By EMILY WAGSTER PETTUS and JILL COLVIN
FLOWOOD, Miss. (AP) — New Jersey Gov. Chris Christie says he would have no problem testifying in a trial of former allies who face criminal charges for their alleged roles in politically-motivated traffic jams that caused long delays in 2013 over the George Washington Bridge connecting his state to New York.
Christie, a Republican who’s considering a run for president, traveled to Mississippi and Louisiana on Tuesday to raise money for Republicans in those states.
During a stop in a suburb of Mississippi’s capital city, he spoke to reporters for the first time since three former allies were charged in connection with the traffic jams near the George Washington Bridge.
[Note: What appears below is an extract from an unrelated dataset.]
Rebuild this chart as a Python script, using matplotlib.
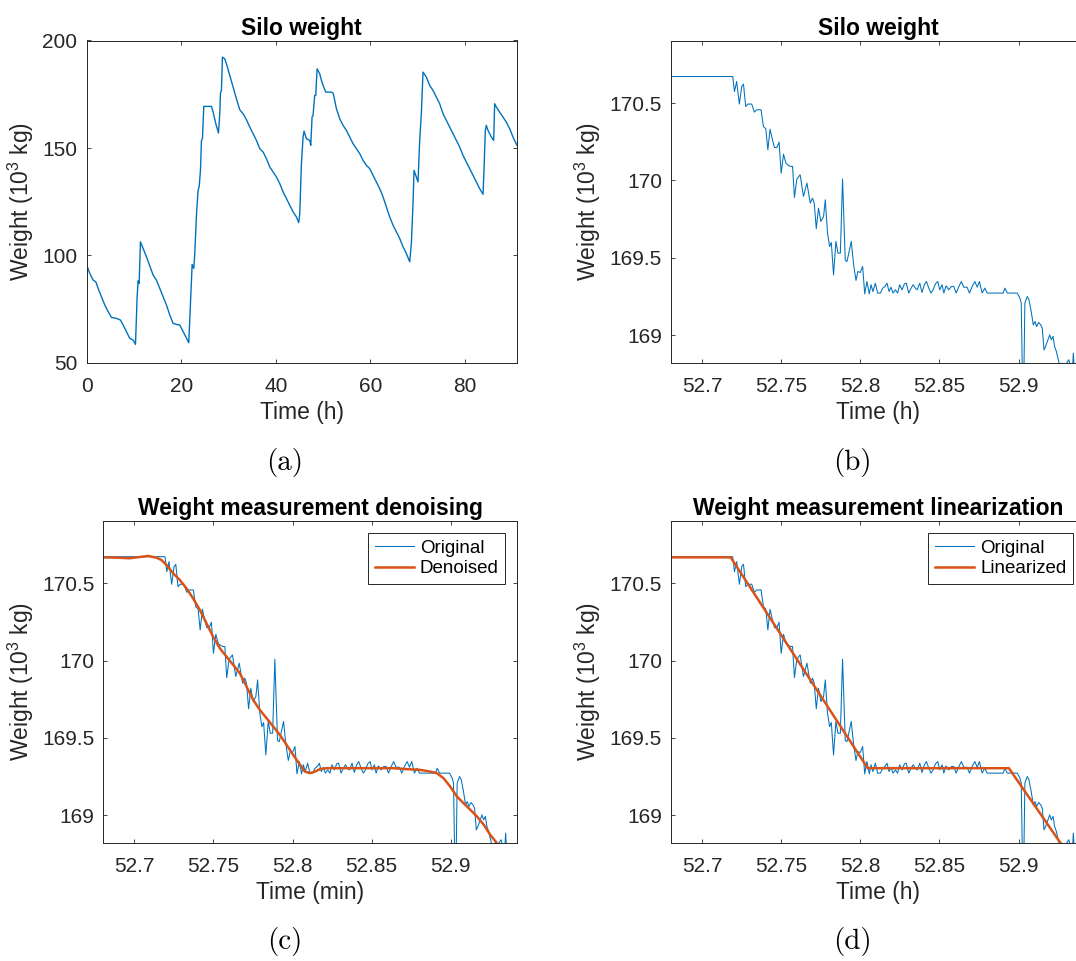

“Listen, if they want to subpoena me, that’s fine,” Christie said with Mississippi Gov. Phil Bryant outside a restaurant in Flowood. “I’ve fully cooperated with the investigation right from the beginning, and I’m happy to tell anybody everything I know, which I’ve done with three separate investigations now that have come to the same conclusion that I said the day after this happened. And so, you know, I don’t have any misgivings about that at all.”
Christie’s former deputy chief of staff, Bridget Kelly, and the governor’s former top appointee at the Port Authority of New York and New Jersey, Bill Baroni, pleaded not guilty Monday to charges that they purposely caused traffic chaos in the town of Fort Lee, New Jersey, to punish the town’s Democratic mayor for failing to endorse Christie’s re-election.
Kelly’s attorney vowed Monday to subpoena her former colleagues to prove her innocence — and didn’t rule out serving a subpoena on the governor.
Asked about the indictments, Christie said: “It’s always sad to see people who have been charged with a crime. Now, we’ll let the justice system take its course.”
Christie appeared at a fundraising luncheon for the Mississippi Republican Party in Jackson, then went to a locally-owned cafe in Flowood, where he and Bryant spent about 10 minutes shaking hands and taking pictures with people eating lunch. Christie said he supports Bryant, who’s seeking a second term this year.
“Don’t take our governor away,” Jeremiah Robinson, a Church of God in Christ minister, joked as he shook hands with Christie.
Christie laughed and said, “We’re not. We’re making sure he stays.”
After the appearances in Mississippi, Christie was heading to Baton Rouge for a meet-and-greet with U.S. Sen. David Vitter and a reception for a PAC that is backing Vitter’s campaign for Louisiana governor.
Mississippi Democratic Party spokeswoman Ouida Meruvia criticized Bryant and Christie.
“Much like Bryant, Christie claims to be a problem-solver who gets things done, but not only has his administration been synonymous with abuse of power, his failed leadership has driven his state’s economy and finances into the ditch and left the middle class even further behind,” Meruvia said in a news release.
On Friday, Kelly told reporters that it was “ludicrous” for the indictment to suggest that she was the only person in Christie’s office who knew about the scheme.
Christie has long maintained that he knew nothing about the closure plot and treated Friday’s news as vindication. He said Tuesday that he’s not worried that the indictments of former allies might affect his chances at a presidential run.
“The now three investigations — an internal investigation, an investigation by a very partisan Democratic Legislature and an independent investigation by the United States attorney — have all come to the same conclusion — that I had nothing to do with this,” Christie said in Mississippi. “So, you know, all you can do is tell the truth. And that’s what I’ve done and what I’ll continue to do.”
Christie has said he’ll make a final decision about whether to run by the end of June.
AP political reporter Jill Colvin contributed to this report from Washington.